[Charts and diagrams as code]
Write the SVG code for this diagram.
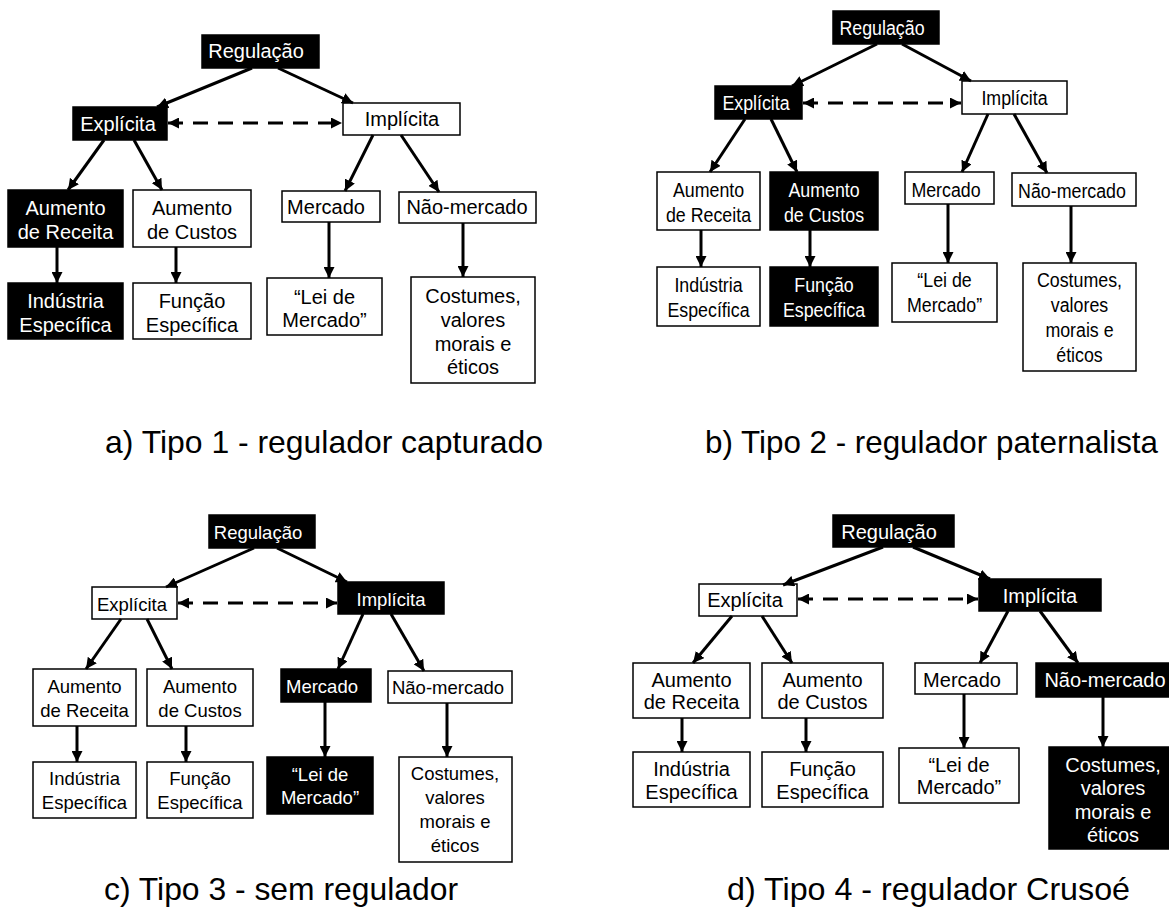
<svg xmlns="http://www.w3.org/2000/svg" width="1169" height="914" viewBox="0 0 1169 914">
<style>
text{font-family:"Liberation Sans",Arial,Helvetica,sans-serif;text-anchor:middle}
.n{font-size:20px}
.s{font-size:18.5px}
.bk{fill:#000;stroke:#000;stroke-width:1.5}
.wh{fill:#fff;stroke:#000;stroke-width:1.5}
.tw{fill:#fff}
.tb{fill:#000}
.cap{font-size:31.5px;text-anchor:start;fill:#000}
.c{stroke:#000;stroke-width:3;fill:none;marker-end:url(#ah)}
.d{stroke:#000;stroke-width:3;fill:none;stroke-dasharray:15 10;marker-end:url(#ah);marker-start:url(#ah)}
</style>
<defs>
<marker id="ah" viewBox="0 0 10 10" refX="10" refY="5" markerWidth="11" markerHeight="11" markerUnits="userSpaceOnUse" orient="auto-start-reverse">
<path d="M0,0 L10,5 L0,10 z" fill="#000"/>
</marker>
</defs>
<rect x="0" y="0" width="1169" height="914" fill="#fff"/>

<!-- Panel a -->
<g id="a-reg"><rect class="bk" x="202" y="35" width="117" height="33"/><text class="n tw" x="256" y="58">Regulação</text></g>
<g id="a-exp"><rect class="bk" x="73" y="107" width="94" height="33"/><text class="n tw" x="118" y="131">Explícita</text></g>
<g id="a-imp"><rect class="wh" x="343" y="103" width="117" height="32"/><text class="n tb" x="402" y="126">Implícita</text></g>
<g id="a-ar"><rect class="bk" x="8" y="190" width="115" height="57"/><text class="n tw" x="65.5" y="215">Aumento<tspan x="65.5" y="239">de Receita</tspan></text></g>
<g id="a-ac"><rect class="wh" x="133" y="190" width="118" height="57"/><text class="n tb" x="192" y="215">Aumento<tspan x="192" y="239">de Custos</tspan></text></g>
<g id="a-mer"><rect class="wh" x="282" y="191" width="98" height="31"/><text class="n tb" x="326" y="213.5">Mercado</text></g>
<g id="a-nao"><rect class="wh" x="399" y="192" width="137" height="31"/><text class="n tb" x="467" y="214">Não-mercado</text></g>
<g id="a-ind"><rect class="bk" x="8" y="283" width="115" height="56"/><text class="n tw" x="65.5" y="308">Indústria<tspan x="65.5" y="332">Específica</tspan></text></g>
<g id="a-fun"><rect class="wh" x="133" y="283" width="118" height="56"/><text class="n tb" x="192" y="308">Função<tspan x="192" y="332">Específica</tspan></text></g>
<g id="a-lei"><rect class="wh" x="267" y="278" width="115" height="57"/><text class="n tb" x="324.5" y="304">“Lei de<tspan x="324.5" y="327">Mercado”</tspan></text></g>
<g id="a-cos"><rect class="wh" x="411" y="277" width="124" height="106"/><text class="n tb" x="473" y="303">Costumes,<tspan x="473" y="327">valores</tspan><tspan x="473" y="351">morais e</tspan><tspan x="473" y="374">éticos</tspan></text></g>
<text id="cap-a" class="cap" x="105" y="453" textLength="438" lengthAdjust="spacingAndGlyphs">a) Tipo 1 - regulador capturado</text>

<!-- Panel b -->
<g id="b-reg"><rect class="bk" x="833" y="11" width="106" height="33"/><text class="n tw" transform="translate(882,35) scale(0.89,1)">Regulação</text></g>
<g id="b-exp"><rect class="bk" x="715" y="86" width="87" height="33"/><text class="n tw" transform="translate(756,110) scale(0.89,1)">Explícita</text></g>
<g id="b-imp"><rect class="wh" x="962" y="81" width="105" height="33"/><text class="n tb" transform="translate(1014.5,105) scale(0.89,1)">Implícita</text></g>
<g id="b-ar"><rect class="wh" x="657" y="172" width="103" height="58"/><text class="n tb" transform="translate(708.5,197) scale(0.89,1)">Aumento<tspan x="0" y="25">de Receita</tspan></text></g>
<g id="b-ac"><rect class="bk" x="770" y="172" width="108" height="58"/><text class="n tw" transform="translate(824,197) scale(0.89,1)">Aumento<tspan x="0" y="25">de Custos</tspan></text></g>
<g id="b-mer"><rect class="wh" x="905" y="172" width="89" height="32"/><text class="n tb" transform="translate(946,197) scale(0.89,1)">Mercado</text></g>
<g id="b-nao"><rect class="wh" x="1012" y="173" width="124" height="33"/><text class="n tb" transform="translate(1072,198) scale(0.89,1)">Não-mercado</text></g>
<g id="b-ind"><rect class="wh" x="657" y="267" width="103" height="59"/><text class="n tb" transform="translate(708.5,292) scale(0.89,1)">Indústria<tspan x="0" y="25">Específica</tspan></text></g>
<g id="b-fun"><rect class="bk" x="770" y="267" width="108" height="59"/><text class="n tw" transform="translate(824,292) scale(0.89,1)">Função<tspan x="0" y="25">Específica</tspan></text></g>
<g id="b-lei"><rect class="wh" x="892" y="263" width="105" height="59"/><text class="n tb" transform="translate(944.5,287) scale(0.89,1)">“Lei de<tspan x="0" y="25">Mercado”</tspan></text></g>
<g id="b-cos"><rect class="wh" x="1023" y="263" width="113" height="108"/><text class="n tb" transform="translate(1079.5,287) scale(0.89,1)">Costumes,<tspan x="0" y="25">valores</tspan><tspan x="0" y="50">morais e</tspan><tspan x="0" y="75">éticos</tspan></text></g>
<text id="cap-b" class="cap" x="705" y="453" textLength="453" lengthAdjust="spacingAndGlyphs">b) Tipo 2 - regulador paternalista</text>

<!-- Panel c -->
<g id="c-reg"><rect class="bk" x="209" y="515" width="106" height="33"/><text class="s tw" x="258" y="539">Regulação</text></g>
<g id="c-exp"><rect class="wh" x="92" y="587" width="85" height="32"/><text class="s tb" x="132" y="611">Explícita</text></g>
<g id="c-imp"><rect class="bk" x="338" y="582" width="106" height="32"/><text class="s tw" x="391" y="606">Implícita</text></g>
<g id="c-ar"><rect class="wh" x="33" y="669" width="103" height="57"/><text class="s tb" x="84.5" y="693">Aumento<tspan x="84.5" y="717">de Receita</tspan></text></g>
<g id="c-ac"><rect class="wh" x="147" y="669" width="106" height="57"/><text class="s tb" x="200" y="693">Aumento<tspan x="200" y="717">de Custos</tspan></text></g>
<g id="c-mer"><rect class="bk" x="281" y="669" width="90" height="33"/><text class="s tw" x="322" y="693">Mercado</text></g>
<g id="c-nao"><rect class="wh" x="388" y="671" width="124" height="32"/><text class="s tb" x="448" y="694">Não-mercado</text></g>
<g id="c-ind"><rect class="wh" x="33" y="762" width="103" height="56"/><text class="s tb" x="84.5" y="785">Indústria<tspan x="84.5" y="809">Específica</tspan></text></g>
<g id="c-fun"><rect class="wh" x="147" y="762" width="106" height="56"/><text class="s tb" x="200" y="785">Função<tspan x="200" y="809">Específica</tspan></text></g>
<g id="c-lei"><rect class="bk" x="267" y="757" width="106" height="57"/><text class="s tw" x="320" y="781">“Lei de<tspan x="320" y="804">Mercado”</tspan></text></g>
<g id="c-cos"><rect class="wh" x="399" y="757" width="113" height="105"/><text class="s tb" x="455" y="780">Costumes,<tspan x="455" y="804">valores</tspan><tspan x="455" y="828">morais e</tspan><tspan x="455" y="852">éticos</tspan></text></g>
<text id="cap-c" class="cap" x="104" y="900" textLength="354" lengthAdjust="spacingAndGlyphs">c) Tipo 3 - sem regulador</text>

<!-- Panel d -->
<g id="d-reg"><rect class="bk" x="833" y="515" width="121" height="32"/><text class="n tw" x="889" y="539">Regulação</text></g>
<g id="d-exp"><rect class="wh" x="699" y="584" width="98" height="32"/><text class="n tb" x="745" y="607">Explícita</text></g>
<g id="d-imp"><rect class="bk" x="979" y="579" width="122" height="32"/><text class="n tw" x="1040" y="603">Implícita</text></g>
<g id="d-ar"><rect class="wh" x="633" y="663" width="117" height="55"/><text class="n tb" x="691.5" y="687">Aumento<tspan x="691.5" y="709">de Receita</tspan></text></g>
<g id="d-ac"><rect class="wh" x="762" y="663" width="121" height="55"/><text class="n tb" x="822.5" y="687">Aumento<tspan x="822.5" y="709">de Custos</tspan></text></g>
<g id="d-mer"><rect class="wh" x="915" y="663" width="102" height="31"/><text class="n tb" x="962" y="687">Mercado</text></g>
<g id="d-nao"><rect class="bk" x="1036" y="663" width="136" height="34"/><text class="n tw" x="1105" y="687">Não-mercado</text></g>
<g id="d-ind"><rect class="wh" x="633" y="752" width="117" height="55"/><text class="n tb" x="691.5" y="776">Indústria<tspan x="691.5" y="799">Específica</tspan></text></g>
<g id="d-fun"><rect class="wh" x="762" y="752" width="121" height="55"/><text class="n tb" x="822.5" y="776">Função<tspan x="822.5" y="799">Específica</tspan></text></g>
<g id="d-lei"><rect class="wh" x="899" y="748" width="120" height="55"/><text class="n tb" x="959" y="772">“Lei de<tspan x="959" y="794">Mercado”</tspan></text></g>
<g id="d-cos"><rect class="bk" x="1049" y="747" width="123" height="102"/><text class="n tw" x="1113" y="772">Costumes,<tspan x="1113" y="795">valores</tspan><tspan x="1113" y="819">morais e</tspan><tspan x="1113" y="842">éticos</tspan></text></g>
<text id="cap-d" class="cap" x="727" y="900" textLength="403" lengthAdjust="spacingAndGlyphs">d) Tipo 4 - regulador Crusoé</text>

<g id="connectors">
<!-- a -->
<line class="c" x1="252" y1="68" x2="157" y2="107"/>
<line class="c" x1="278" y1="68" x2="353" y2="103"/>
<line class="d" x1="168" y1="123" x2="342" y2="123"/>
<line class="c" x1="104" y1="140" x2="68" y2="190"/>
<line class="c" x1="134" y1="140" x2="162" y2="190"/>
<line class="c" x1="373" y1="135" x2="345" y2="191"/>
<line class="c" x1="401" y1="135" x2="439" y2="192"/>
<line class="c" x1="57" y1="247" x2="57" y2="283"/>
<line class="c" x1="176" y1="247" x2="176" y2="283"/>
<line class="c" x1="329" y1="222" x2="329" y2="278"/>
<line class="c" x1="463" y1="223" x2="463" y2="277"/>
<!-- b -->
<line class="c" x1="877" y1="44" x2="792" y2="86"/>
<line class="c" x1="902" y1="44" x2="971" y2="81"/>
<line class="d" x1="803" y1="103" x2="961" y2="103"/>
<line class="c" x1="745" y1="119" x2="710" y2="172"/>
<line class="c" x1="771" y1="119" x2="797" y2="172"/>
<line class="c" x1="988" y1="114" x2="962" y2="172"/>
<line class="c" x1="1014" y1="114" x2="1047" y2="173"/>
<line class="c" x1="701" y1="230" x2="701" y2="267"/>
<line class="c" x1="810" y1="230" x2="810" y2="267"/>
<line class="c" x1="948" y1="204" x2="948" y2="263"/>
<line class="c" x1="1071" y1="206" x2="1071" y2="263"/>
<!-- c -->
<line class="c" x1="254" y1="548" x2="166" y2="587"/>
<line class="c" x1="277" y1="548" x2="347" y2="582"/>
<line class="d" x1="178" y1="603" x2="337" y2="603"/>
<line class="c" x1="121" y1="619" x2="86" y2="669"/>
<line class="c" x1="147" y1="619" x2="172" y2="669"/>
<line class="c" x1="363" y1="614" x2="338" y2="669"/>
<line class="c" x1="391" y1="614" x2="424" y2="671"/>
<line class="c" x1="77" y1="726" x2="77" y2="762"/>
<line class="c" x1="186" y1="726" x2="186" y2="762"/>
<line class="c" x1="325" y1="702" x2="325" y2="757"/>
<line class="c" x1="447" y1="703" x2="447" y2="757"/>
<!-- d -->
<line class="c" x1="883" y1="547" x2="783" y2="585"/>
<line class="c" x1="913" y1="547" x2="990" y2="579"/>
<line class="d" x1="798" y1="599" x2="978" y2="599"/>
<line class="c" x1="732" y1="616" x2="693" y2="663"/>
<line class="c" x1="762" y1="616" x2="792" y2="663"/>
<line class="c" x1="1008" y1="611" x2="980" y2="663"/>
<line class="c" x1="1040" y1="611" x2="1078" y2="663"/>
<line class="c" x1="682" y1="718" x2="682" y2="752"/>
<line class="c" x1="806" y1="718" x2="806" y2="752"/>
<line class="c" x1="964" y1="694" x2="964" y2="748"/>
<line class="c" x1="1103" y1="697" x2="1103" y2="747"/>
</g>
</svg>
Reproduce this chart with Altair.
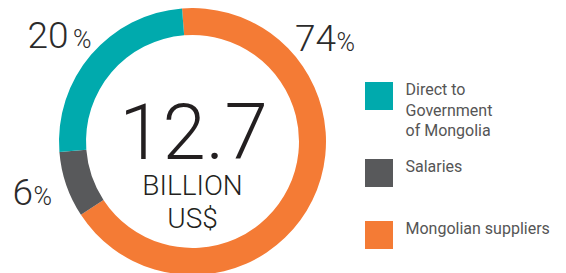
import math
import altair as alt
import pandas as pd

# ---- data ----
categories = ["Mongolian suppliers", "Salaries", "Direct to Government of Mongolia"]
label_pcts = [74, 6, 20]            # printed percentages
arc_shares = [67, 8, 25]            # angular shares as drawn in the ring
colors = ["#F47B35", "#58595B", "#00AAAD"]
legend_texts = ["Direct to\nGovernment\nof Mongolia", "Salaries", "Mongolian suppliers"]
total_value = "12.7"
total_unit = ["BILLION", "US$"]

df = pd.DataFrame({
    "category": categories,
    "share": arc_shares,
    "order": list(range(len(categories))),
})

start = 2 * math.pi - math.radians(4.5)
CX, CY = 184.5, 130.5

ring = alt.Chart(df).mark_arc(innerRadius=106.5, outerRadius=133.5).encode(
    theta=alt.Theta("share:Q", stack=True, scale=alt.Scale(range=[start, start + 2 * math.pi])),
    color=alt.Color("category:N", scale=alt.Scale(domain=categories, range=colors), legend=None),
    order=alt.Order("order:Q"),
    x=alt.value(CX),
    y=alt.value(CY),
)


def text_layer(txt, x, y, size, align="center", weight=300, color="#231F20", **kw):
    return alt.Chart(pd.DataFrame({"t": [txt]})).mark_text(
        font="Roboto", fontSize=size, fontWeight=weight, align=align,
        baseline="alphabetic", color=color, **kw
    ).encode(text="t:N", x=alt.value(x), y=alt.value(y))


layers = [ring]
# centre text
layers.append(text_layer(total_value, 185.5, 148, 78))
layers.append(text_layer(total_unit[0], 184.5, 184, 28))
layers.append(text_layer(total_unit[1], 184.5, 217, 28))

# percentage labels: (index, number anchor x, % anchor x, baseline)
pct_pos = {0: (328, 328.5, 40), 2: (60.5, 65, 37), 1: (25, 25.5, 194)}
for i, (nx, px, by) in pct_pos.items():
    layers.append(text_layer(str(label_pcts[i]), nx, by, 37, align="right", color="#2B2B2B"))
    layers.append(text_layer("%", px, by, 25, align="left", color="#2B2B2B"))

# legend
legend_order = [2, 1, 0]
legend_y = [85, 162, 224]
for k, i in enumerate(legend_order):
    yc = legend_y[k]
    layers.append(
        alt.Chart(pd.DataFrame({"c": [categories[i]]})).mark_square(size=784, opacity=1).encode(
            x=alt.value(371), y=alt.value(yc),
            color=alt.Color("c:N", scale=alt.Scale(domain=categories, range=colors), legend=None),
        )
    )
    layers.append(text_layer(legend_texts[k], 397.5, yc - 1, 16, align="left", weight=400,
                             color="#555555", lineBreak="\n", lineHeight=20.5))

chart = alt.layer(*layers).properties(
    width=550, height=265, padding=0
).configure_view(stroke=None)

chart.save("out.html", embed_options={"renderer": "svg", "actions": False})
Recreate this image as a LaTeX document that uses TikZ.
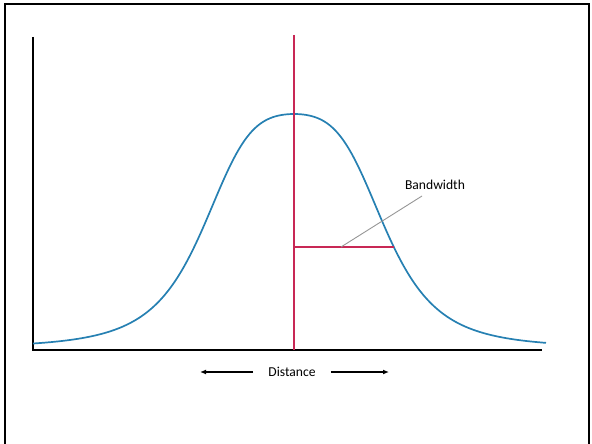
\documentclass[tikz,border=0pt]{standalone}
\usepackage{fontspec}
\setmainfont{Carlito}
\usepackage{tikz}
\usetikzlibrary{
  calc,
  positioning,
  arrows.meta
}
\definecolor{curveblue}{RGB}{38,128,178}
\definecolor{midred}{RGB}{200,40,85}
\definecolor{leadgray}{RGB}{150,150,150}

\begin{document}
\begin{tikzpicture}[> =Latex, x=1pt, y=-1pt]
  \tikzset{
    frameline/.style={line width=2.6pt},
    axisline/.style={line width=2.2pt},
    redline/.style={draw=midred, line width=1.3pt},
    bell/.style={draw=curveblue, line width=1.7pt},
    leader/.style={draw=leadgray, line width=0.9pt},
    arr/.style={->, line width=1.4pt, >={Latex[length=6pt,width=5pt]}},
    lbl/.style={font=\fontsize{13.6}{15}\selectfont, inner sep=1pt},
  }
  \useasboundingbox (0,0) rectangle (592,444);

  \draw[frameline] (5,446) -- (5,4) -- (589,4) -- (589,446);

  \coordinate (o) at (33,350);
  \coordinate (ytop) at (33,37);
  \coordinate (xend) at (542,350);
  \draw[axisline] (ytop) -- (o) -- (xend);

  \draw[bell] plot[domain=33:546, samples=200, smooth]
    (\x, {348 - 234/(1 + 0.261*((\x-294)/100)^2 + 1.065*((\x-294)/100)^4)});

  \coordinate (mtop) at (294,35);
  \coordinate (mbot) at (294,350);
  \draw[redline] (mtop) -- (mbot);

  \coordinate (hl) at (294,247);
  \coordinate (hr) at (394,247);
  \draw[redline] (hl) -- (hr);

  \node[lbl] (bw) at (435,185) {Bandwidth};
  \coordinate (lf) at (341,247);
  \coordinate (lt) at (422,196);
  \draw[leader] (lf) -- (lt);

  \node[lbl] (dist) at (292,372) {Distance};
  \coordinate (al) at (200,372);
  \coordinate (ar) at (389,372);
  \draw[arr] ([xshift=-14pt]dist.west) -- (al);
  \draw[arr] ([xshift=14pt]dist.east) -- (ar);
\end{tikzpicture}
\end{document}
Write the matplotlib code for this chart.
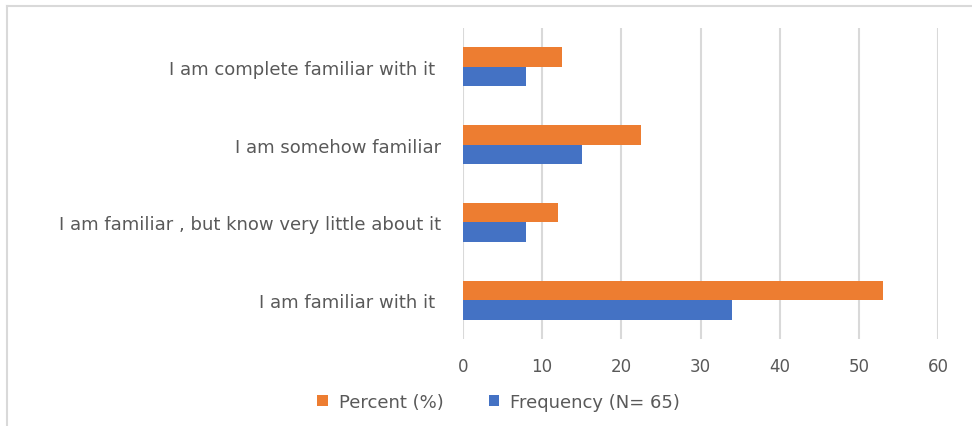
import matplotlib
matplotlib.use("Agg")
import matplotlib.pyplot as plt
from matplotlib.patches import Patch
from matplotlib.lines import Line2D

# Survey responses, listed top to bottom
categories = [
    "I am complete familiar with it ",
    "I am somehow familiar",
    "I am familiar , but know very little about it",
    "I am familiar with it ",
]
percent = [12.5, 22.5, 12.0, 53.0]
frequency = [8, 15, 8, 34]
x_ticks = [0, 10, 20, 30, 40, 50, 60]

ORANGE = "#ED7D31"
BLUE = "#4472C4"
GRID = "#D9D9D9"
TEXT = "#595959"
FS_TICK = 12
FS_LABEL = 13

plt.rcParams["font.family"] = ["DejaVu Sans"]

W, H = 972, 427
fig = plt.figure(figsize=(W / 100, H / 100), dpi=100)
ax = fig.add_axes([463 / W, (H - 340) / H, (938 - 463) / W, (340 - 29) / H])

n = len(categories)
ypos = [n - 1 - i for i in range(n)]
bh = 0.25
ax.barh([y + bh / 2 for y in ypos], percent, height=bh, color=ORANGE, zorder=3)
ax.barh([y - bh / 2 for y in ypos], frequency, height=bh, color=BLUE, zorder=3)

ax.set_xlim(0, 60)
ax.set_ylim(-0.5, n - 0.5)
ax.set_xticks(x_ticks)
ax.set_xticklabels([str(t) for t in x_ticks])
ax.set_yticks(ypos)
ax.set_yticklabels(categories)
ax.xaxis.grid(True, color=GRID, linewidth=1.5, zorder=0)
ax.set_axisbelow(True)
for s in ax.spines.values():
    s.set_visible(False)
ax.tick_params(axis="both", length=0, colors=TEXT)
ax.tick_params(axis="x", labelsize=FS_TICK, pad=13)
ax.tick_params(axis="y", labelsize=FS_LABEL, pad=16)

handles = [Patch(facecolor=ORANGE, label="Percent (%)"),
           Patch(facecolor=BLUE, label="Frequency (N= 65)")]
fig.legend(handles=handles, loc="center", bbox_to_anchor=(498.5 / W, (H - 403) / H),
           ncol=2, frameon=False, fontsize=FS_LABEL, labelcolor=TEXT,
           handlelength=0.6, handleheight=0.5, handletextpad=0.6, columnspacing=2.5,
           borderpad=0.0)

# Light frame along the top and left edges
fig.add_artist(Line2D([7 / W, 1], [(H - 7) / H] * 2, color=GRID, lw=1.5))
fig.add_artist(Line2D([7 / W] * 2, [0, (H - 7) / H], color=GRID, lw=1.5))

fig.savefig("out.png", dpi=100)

_What to produce_:
Copy each line above where the string "this" occurs.

_Result below_:
Write the SVG code for this diagram.
Reproduce this chart with Altair.
Recreate this image as a LaTeX document that uses TikZ.
Write the matplotlib code for this chart.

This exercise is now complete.